348

21 марта 1841 г. Из Ставрополя

Ставрополь. 1841. Март 21.

Ты перепугал меня своим письмом от 20 февр. Твоя болезнь не выходит у меня из ума. Не можешь вообразить, до какой степени я сделался мнителен. Успокой меня скорым ответом и не сердись за мое иногда непростительно долгое молчание. К тому же, кажется, что наши обоюдные письма теряются. Это неприятно. Надеюсь, что ты оправился, но все-таки мне нужно иметь от тебя на то доказательства. Ты спрашиваешь, что я делаю? Скучаю, милый. Твои предположения о наших делах почти справедливы, говорить о них нечего. Что до меня, я каждый год, отправляясь в экспедицию, клянусь, что она для меня последняя, а при наступлении весны готовлюсь к ней снова. Так и теперь. В прошедшем году я надеялся непременно уехать в годовой отпуск, съездить за границу, побывать, разумеется, прежде у тебя, но вечно плохие обстоятельства мне всему препятствуют.
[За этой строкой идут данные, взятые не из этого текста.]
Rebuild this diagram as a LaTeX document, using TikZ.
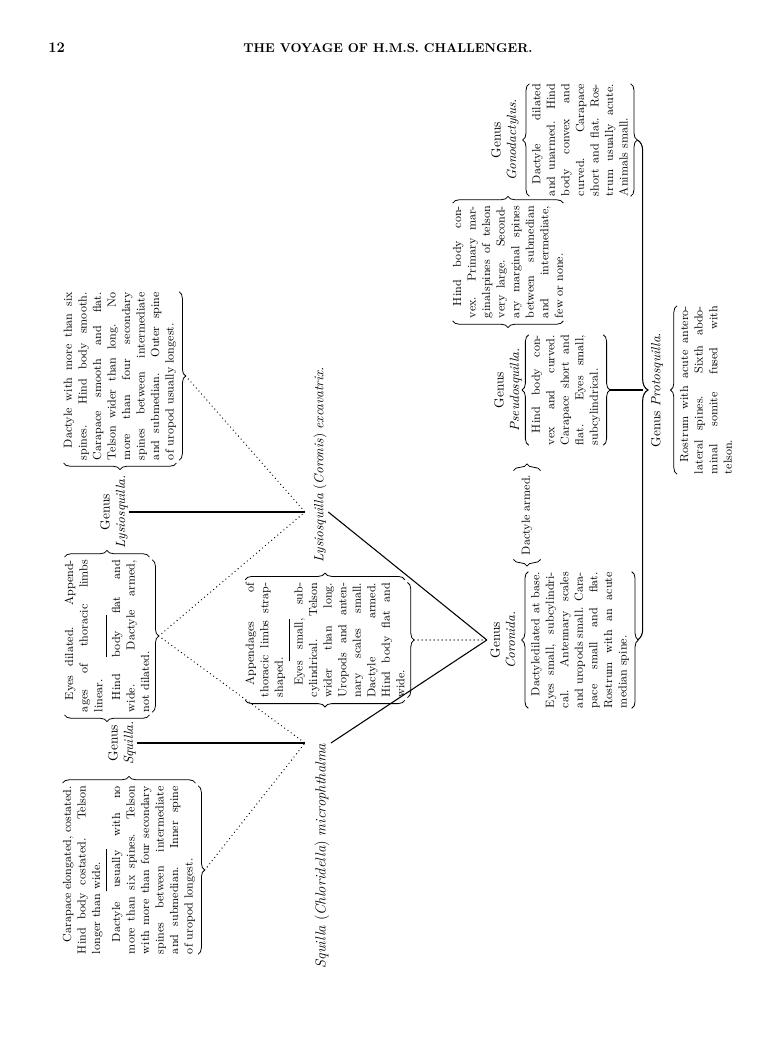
\documentclass[tikz,border=0pt]{standalone}
\usetikzlibrary{decorations.pathreplacing,calc}
\newcommand\ind{\noindent\hspace*{9pt}}
\newcommand\seprule{\par\nointerlineskip\vspace{2.5pt}\hbox to\hsize{\hfil\rule{32pt}{0.5pt}\hfil}\nointerlineskip\vspace{4pt}}
\tolerance=10000
\hbadness=10000
\begin{document}
\begin{tikzpicture}[x=0.75pt,y=-0.75pt,
  body/.style={rotate=90,inner sep=0pt,font=\fontsize{8.8}{10.9}\selectfont},
  para/.style={body,align=justify},
  lbl/.style={rotate=90,inner sep=1pt,align=center,font=\fontsize{10}{11.5}\selectfont},
  spec/.style={rotate=90,inner sep=1pt,font=\fontsize{10}{12}\selectfont},
  brc/.style={decorate,decoration={brace,amplitude=5pt},line width=0.6pt},
  bigbrc/.style={decorate,decoration={brace,amplitude=8pt},line width=0.8pt},
  link/.style={line width=0.8pt},
  dots/.style={line width=1pt,dash pattern=on 0pt off 3pt,line cap=round},
]
\useasboundingbox (0,0) rectangle (776,1050);
% header
\node[anchor=base west,inner sep=0pt,font=\bfseries\fontsize{11}{13}\selectfont] (pg) at (48,52) {12};
\node[anchor=base,inner sep=0pt,font=\bfseries\fontsize{9.6}{12}\selectfont] (title) at (388,52) {THE VOYAGE OF H.M.S. CHALLENGER.};

% ---- upper part
\node[para,text width=126pt] (A) at (129,870) {\ind Carapace elongated, costated.\break Hind body costated. Telson\break longer than wide.\seprule\ind Dactyle usually with no\break more than six spines. Telson\break with more than four secondary\break spines between intermediate\break and submedian. Inner spine\break of uropod longest.};
\node[lbl] (Sq) at (122,743) {Genus\\\textit{Squilla.}};
\node[para,text width=114pt] (B) at (107,636) {\ind Eyes dilated. Append-\break ages of thoracic limbs\break linear.\seprule\ind Hind body flat and\break wide. Dactyle armed,\break not dilated.};
\node[lbl] (Ly) at (114,512) {Genus\\\textit{Lysiosquilla.}};
\node[para,text width=126pt] (C) at (120,376) {\ind Dactyle with more than six\break spines. Hind body smooth.\break Carapace smooth and flat.\break Telson wider than long. No\break more than four secondary\break spines between intermediate\break and submedian. Outer spine\break of uropod usually longest.};

\node[spec,font=\fontsize{11}{13}\selectfont] (mic) at (322,856) {\textit{Squilla} (\textit{Chloridella}) \textit{microphthalma}};
\node[spec] (exc) at (320,465) {\textit{Lysiosquilla} (\textit{Coronis}) \textit{excavatrix.}};
\node[para,text width=86pt] (H) at (325,640) {\ind Appendages of\break thoracic limbs strap-\break shaped.\seprule\ind Eyes small, sub-\break cylindrical. Telson\break wider than long.\break Uropods and anten-\break nary scales small.\break Dactyle armed.\break Hind body flat and\break wide.};

% ---- lower part
\node[lbl] (Cor) at (503,640) {Genus\\\textit{Coronida.}};
\node[para,text width=102pt] (G) at (580,640) {\ind Dactyle\hspace{0.6pt}dilated at base.\break Eyes small, subcylindri-\break cal. Antennary scales\break and uropods small. Cara-\break pace small and flat.\break Rostrum with an acute\break median spine.};
\node[body,inner xsep=1pt,inner ysep=6pt] (F) at (527,515) {Dactyle armed.};
\node[lbl] (Ps) at (508,390) {Genus\\\textit{Pseudosquilla.}};
\node[para,text width=82.5pt] (E) at (566,390) {\ind Hind body con-\break vex and curved.\break Carapace short and\break flat. Eyes small,\break subcylindrical.};
\node[para,text width=84pt] (D) at (508,262) {\ind Hind body con-\break vex. Primary mar-\break ginal\hspace{0.6pt}spines of telson\break very large. Second-\break ary marginal spines\break between submedian\break and intermediate,\break few or none.};
\node[lbl] (Go) at (505,140) {Genus\\\textit{Gonodactylus.}};
\node[para,text width=84pt] (Gb) at (580,140) {\ind Dactyle dilated\break and unarmed. Hind\break body convex and\break curved. Carapace\break short and flat. Ros-\break trum usually acute.\break Animals small.};
\node[para,text width=126pt] (Pb) at (706,390) {\ind Rostrum with acute antero-\break lateral spines. Sixth abdo-\break minal somite fused with\break telson.};

% ---- braces
% A
\draw[brc] ([yshift=2pt]A.north east) -- ([yshift=2pt]A.south east);
\draw[brc] ([xshift=2pt]A.south east) -- ([xshift=2pt]A.south west);
\coordinate (At) at ([xshift=7pt]A.south);
% B
\draw[brc] ([yshift=-2pt]B.south west) -- ([yshift=-2pt]B.north west);
\draw[brc] ([yshift=2pt]B.north east) -- ([yshift=2pt]B.south east);
\draw[brc] ([xshift=2pt]B.south east) -- ([xshift=2pt]B.south west);
\coordinate (Bt) at ([xshift=7pt]B.south);
% C
\draw[brc] ([yshift=-2pt]C.south west) -- ([yshift=-2pt]C.north west);
\draw[brc] ([xshift=2pt]C.south east) -- ([xshift=2pt]C.south west);
\coordinate (Ct) at ([xshift=7pt]C.south);
% H
\draw[brc] ([yshift=2pt]H.north east) -- ([yshift=2pt]H.south east);
\draw[brc] ([yshift=-2pt]H.south west) -- ([yshift=-2pt]H.north west);
\draw[brc] ([xshift=2pt]H.south east) -- ([xshift=2pt]H.south west);
\coordinate (Ht) at ([xshift=7pt]H.south);
% F
\draw[brc] ([yshift=2pt]F.north east) -- ([yshift=2pt]F.south east);
\draw[brc] ([yshift=-2pt]F.south west) -- ([yshift=-2pt]F.north west);
% G
\draw[brc] ([xshift=-2pt]G.north west) -- ([xshift=-2pt]G.north east);
\draw[brc] ([xshift=2pt]G.south east) -- ([xshift=2pt]G.south west);
\coordinate (Gt) at ([xshift=7pt]G.south);
% E
\draw[brc] ([xshift=-2pt]E.north west) -- ([xshift=-2pt]E.north east);
\draw[brc] ([xshift=2pt]E.south east) -- ([xshift=2pt]E.south west);
\coordinate (Et) at ([xshift=7pt]E.south);
% D
\draw[brc] ([yshift=2pt]D.north east) -- ([yshift=2pt]D.south east);
\draw[brc] ([yshift=-2pt]D.south west) -- ([yshift=-2pt]D.north west);
% Gonodactylus block
\draw[brc] ([xshift=-2pt]Gb.north west) -- ([xshift=-2pt]Gb.north east);
\draw[brc] ([xshift=2pt]Gb.south east) -- ([xshift=2pt]Gb.south west);
\coordinate (Gbt) at ([xshift=7pt]Gb.south);
% Protosquilla block
\draw[brc] ([xshift=-2pt]Pb.north west) -- ([xshift=-2pt]Pb.north east);

% big brace
\coordinate (bigbot) at (Gbt |- Gt);
\draw[bigbrc] (Gbt) -- (bigbot);
\coordinate (bigmid) at ($(Gbt)!0.5!(bigbot)$);
\coordinate (bigspine) at ([xshift=4pt]bigmid);
\node[lbl,inner sep=0pt,anchor=north] (Pro) at ([xshift=10pt]bigmid) {Genus \textit{Protosquilla.}};
\draw[link] (Et) -- (Et -| bigspine);

% ---- connectors
\coordinate (jm) at (305,743);
\coordinate (je) at (305,512);
\coordinate (apex) at ([xshift=-1.5pt]Cor.north);
\draw[link] (Sq.south) -- (jm);
\draw[link] (Ly.south) -- (je);
\draw[link] (je -| exc.south) -- (apex);
\draw[link] (jm -| mic.south) -- (apex);
\draw[dots] (At) -- (jm);
\draw[dots] (Bt) -- (jm);
\draw[dots] (Bt) -- (je);
\draw[dots] (Ct) -- (je);
\draw[dots] (Ht) -- (apex);
\end{tikzpicture}
\end{document}
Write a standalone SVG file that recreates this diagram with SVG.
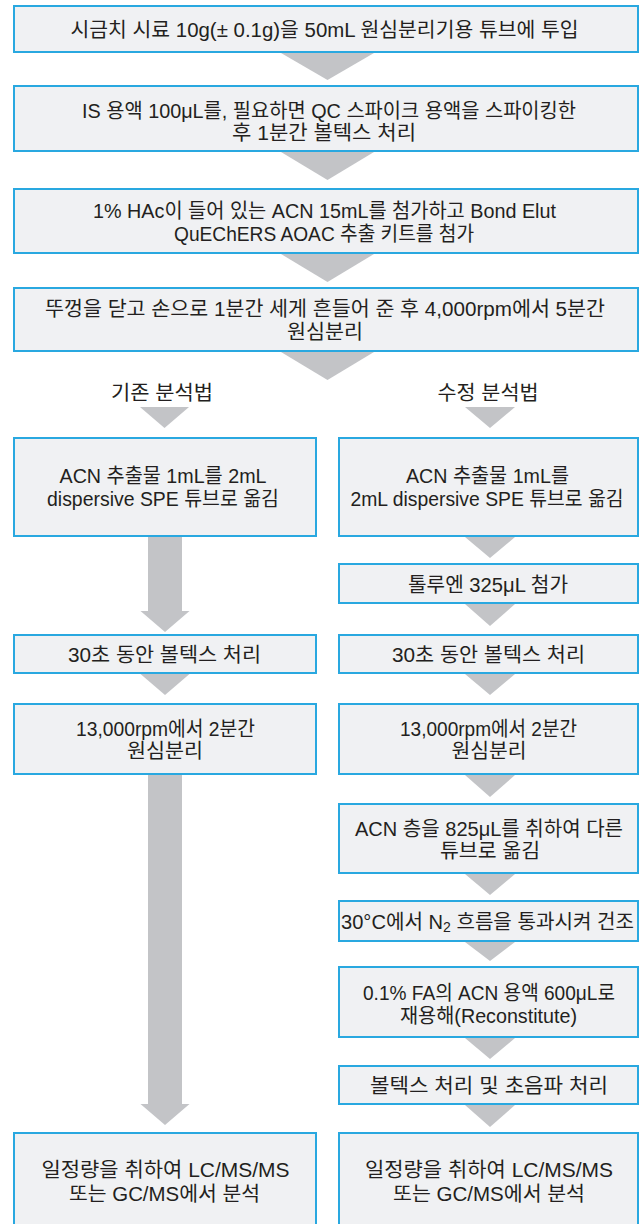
<svg xmlns="http://www.w3.org/2000/svg" width="642" height="1224" viewBox="0 0 642 1224">
<style>
.box{fill:#f0f1f3;stroke:#29a8e0;stroke-width:2}
.t{font-family:"Liberation Sans Narrow","Liberation Sans","Noto Sans CJK KR",sans-serif;font-size:20px;fill:#231f20;text-anchor:middle}
.s{font-family:"Liberation Sans","Noto Sans CJK KR",sans-serif;font-size:20px;fill:#231f20;text-anchor:start}
.ar{fill:#c3c4c7}
</style>
<rect width="642" height="1224" fill="#ffffff"/>
<g id="connectors">
<polygon class="ar" points="281,53 374,53 327.5,80"/>
<polygon class="ar" points="281,152 374,152 327.5,180"/>
<polygon class="ar" points="281,254 374,254 327.5,282"/>
<polygon class="ar" points="281,352 374,352 327.5,380"/>
<polygon class="ar" points="140,407 189,407 164.5,428"/>
<polygon class="ar" points="465,407 515,407 490,428"/>
<polygon class="ar" points="148,537 182,537 182,611 189.5,611 165,632 140.5,611 148,611"/>
<polygon class="ar" points="140.5,674 189.5,674 165,695"/>
<polygon class="ar" points="148,775 182,775 182,1104 189.5,1104 165,1125 140.5,1104 148,1104"/>
<polygon class="ar" points="465,537 515,537 490,558"/>
<polygon class="ar" points="465,604 515,604 490,626"/>
<polygon class="ar" points="465,674 515,674 490,695"/>
<polygon class="ar" points="465,775 515,775 490,797"/>
<polygon class="ar" points="465,874 515,874 490,895"/>
<polygon class="ar" points="465,942 515,942 490,961"/>
<polygon class="ar" points="465,1038 515,1038 490,1059"/>
<polygon class="ar" points="465,1105 515,1105 490,1127"/>
</g>
<g id="n1"><rect class="box" x="14" y="6" width="624" height="46"/>
<text class="t" x="324.5" y="36.5" textLength="508" lengthAdjust="spacingAndGlyphs">시금치 시료 10g(± 0.1g)을 50mL 원심분리기용 튜브에 투입</text></g>
<g id="n2"><rect class="box" x="14" y="86" width="624" height="65"/>
<text class="t" x="329" y="117.5" textLength="494" lengthAdjust="spacingAndGlyphs">IS 용액 100μL를, 필요하면 QC 스파이크 용액을 스파이킹한</text>
<text class="t" x="324" y="140" textLength="184" lengthAdjust="spacingAndGlyphs">후 1분간 볼텍스 처리</text></g>
<g id="n3"><rect class="box" x="14" y="189" width="624" height="64"/>
<text class="t" x="324.5" y="217.5" textLength="463" lengthAdjust="spacingAndGlyphs">1% HAc이 들어 있는 ACN 15mL를 첨가하고 Bond Elut</text>
<text class="t" x="324" y="240.5" textLength="300" lengthAdjust="spacingAndGlyphs">QuEChERS AOAC 추출 키트를 첨가</text></g>
<g id="n4"><rect class="box" x="14" y="288" width="624" height="63"/>
<text class="t" x="325" y="315.5" textLength="560" lengthAdjust="spacingAndGlyphs">뚜껑을 닫고 손으로 1분간 세게 흔들어 준 후 4,000rpm에서 5분간</text>
<text class="t" x="325" y="338.5" textLength="76" lengthAdjust="spacingAndGlyphs">원심분리</text></g>
<g id="label-left"><text class="t" x="162" y="399.5" textLength="102" lengthAdjust="spacingAndGlyphs">기존 분석법</text></g>
<g id="label-right"><text class="t" x="488" y="399.5" textLength="101" lengthAdjust="spacingAndGlyphs">수정 분석법</text></g>
<g id="a1"><rect class="box" x="14" y="438" width="302" height="98"/>
<text class="t" x="163" y="482.5" textLength="207" lengthAdjust="spacingAndGlyphs">ACN 추출물 1mL를 2mL</text>
<text class="t" x="163" y="505.5" textLength="232" lengthAdjust="spacingAndGlyphs">dispersive SPE 튜브로 옮김</text></g>
<g id="a2"><rect class="box" x="14" y="635" width="302" height="38"/>
<text class="t" x="164.5" y="661.5" textLength="193" lengthAdjust="spacingAndGlyphs">30초 동안 볼텍스 처리</text></g>
<g id="a3"><rect class="box" x="14" y="704" width="302" height="70"/>
<text class="t" x="165.5" y="735.5" textLength="179" lengthAdjust="spacingAndGlyphs">13,000rpm에서 2분간</text>
<text class="t" x="165" y="757.5" textLength="76" lengthAdjust="spacingAndGlyphs">원심분리</text></g>
<g id="a4"><rect class="box" x="14" y="1133" width="302" height="100"/>
<text class="t" x="165.5" y="1176.5" textLength="248" lengthAdjust="spacingAndGlyphs">일정량을 취하여 LC/MS/MS</text>
<text class="t" x="164.5" y="1200.5" textLength="191" lengthAdjust="spacingAndGlyphs">또는 GC/MS에서 분석</text></g>
<g id="b1"><rect class="box" x="339" y="438" width="299" height="98"/>
<text class="t" x="487.5" y="482.5" textLength="163" lengthAdjust="spacingAndGlyphs">ACN 추출물 1mL를</text>
<text class="t" x="487" y="505.5" font-size="19" textLength="273" lengthAdjust="spacingAndGlyphs">2mL dispersive SPE 튜브로 옮김</text></g>
<g id="b2"><rect class="box" x="339" y="564" width="299" height="39"/>
<text class="t" x="488" y="591.5" textLength="160" lengthAdjust="spacingAndGlyphs">톨루엔 325μL 첨가</text></g>
<g id="b3"><rect class="box" x="339" y="635" width="299" height="38"/>
<text class="t" x="488.5" y="661.5" textLength="193" lengthAdjust="spacingAndGlyphs">30초 동안 볼텍스 처리</text></g>
<g id="b4"><rect class="box" x="339" y="704" width="299" height="70"/>
<text class="t" x="488.5" y="735.5" textLength="177" lengthAdjust="spacingAndGlyphs">13,000rpm에서 2분간</text>
<text class="t" x="489" y="757.5" textLength="75" lengthAdjust="spacingAndGlyphs">원심분리</text></g>
<g id="b5"><rect class="box" x="339" y="804" width="299" height="69"/>
<text class="t" x="489" y="835.5" textLength="268" lengthAdjust="spacingAndGlyphs">ACN 층을 825μL를 취하여 다른</text>
<text class="t" x="490" y="857.5" textLength="100" lengthAdjust="spacingAndGlyphs">튜브로 옮김</text></g>
<g id="b6"><rect class="box" x="339" y="901" width="299" height="40"/>
<text class="s" transform="translate(341,928.5) scale(1.005,1)" x="0" y="0">30°C에서 N<tspan font-size="14" baseline-shift="-4">2</tspan> 흐름을 통과시켜 건조</text></g>
<g id="b7"><rect class="box" x="339" y="967" width="299" height="70"/>
<text class="t" x="489" y="999.5" textLength="252" lengthAdjust="spacingAndGlyphs">0.1% FA의 ACN 용액 600μL로</text>
<text class="t" x="488.5" y="1022.5" textLength="177" lengthAdjust="spacingAndGlyphs">재용해(Reconstitute)</text></g>
<g id="b8"><rect class="box" x="339" y="1066" width="299" height="38"/>
<text class="t" x="489" y="1092.5" textLength="238" lengthAdjust="spacingAndGlyphs">볼텍스 처리 및 초음파 처리</text></g>
<g id="b9"><rect class="box" x="339" y="1133" width="299" height="100"/>
<text class="t" x="489" y="1176.5" textLength="248" lengthAdjust="spacingAndGlyphs">일정량을 취하여 LC/MS/MS</text>
<text class="t" x="489" y="1200.5" textLength="192" lengthAdjust="spacingAndGlyphs">또는 GC/MS에서 분석</text></g>
</svg>
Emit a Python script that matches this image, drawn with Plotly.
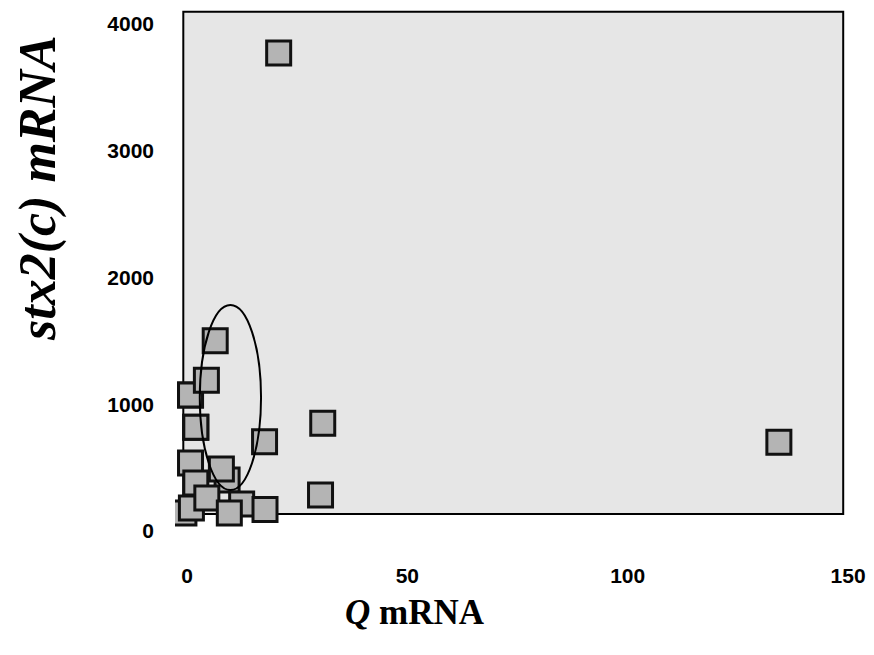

Пятый год, как я не могу получить денег за имение покойной матери; из них я уплатил бы мои здешние долги. Тебе долг — дело другое, я его отдам или не отдам при свидании, а без уплаты прочих не могу тронуться с места. Бестолков я, но и бестолковы мои поверенные. Что делать? Ты хочешь знать, какую я играю роль? — Самую обыкновенную: ссорюсь с начальниками (исключая г<енера>ла Граббе, который примерный человек и которого я от души уважаю), 8 месяцев в году бываю в экспедиции, зиму бью баклуши, кроме теперешнего времени, потому что, по причине отсутствия полкового командира, командую полком уже 2-й месяц. Каким полком, ты спросишь? Казачьим Ставропольским, к которому я прикомандирован. Перечитываю Карамзина, потому что других книг здесь не имеется, и нахожу, что наша жизнь здесь, как и везде, прескучная комедия.

Что тебе наврал Дорохов? Мне кажется из твоего письма, что он себя все-таки выставляет каким-то героем романтическим и полусмертельно раненным. Дело в том, что он, разумеется, вел себя очень хорошо, командовал сотнею, которая была в делах более прочих, получил пресчастливую рану в мякиш ноги и уверяет, что контужен в голову. Опасения его насчет Лермонтова, принявшего его командование, ни на чем не основано; командование же самое пустое, вскоре уничтоженное, а учрежденное единственно для предлога к представлению. Дорохов теперь в Пятигорске, а жена его в Москве или в Петерб. — не знаю. Я к нему на днях ездил и не застал, он уезжал в Тифлис. Ты мне поручаешь кланяться Зассу и Коде — не стоит. Кушков43 — славный человек, который тебя любит и которого я люблю. Мы часто говорим о тебе, он давно хотел приписать к тебе в моем письме, но я никогда не вижу его перед отправлением.

Прощай, мой милый друг, надеюсь, что нынешний год мы увидимся. Кланяйся жене и рекомендуй меня невестам, но только с лучшей стороны, чем ты меня знаешь. Прощай, еще раз, 10 000 раз целую тебя.